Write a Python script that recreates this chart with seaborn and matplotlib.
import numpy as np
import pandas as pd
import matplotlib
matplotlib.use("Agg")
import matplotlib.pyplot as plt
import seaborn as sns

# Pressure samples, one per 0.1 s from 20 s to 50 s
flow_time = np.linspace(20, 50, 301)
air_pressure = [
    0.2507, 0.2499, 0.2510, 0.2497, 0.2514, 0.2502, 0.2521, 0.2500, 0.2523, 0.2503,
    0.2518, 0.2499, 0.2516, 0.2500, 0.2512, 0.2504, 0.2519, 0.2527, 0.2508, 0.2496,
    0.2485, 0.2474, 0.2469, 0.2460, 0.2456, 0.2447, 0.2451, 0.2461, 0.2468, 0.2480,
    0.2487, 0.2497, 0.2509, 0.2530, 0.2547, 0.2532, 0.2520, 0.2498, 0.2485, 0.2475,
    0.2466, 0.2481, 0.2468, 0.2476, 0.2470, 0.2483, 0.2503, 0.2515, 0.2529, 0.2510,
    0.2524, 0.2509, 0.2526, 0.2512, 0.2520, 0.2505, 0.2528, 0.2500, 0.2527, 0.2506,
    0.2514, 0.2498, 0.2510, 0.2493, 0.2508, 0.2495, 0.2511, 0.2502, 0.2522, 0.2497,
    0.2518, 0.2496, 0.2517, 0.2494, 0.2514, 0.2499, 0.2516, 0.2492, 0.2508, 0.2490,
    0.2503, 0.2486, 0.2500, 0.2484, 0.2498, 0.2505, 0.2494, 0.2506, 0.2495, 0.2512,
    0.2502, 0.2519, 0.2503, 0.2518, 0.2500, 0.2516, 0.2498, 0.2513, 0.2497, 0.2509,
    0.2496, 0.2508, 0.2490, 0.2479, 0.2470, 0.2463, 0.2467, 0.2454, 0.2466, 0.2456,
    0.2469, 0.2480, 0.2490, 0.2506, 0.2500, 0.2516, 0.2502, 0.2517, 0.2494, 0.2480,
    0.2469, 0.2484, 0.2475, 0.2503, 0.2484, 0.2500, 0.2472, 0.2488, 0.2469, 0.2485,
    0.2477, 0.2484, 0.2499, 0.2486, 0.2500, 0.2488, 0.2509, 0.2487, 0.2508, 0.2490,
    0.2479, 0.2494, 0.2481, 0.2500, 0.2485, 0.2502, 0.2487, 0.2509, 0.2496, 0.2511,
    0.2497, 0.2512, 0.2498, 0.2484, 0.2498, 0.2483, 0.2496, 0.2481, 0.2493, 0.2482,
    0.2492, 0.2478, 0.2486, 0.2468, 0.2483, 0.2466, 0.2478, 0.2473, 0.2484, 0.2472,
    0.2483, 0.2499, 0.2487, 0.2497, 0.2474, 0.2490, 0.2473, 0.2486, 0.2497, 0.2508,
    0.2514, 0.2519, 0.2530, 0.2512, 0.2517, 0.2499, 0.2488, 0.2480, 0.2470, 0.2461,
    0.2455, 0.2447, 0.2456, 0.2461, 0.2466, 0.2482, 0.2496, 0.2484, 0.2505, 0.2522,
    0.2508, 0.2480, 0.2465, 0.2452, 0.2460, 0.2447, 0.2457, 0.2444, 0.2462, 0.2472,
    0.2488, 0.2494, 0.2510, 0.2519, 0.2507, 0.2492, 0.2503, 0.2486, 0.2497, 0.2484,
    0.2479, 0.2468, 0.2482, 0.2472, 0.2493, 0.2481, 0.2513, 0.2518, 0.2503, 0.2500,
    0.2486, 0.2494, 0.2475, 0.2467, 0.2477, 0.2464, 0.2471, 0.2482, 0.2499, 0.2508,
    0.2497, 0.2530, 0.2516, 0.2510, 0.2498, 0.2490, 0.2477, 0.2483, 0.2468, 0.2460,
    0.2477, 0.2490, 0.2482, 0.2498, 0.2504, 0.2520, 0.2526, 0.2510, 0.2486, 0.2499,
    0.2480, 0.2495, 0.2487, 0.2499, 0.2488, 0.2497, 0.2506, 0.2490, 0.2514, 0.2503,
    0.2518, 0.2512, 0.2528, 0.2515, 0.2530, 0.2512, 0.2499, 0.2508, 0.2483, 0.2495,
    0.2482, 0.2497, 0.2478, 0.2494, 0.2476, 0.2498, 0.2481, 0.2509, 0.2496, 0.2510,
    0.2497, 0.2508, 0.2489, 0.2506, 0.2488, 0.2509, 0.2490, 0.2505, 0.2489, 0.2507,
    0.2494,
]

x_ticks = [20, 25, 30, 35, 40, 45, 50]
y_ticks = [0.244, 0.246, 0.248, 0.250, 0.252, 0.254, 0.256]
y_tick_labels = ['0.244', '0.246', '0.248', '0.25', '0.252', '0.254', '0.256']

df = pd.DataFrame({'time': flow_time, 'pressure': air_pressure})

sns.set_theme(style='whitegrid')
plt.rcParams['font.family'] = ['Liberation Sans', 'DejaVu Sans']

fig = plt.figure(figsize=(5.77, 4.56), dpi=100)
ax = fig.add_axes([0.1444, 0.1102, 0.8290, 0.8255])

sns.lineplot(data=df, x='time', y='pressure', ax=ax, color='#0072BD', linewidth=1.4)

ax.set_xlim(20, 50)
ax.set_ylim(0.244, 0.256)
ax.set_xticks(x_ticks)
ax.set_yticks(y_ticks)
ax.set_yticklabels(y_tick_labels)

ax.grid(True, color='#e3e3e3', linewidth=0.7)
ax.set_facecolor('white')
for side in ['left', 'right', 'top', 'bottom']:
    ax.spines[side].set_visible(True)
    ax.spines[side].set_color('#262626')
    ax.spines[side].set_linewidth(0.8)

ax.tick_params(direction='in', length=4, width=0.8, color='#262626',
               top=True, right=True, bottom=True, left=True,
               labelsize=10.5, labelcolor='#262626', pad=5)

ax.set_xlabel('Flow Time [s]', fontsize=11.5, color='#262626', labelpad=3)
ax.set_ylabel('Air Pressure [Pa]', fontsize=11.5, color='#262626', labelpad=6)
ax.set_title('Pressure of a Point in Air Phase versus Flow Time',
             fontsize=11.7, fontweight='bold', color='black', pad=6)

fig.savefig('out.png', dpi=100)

···

> **Problem statement**: Restate, word for word and with nothing added, the lines from the first line of the listing through the one where "import seaborn as sns" stands.

> **Full output**:
Write a Python script that recreates this chart with seaborn and matplotlib.
import numpy as np
import pandas as pd
import matplotlib
matplotlib.use("Agg")
import matplotlib.pyplot as plt
import seaborn as sns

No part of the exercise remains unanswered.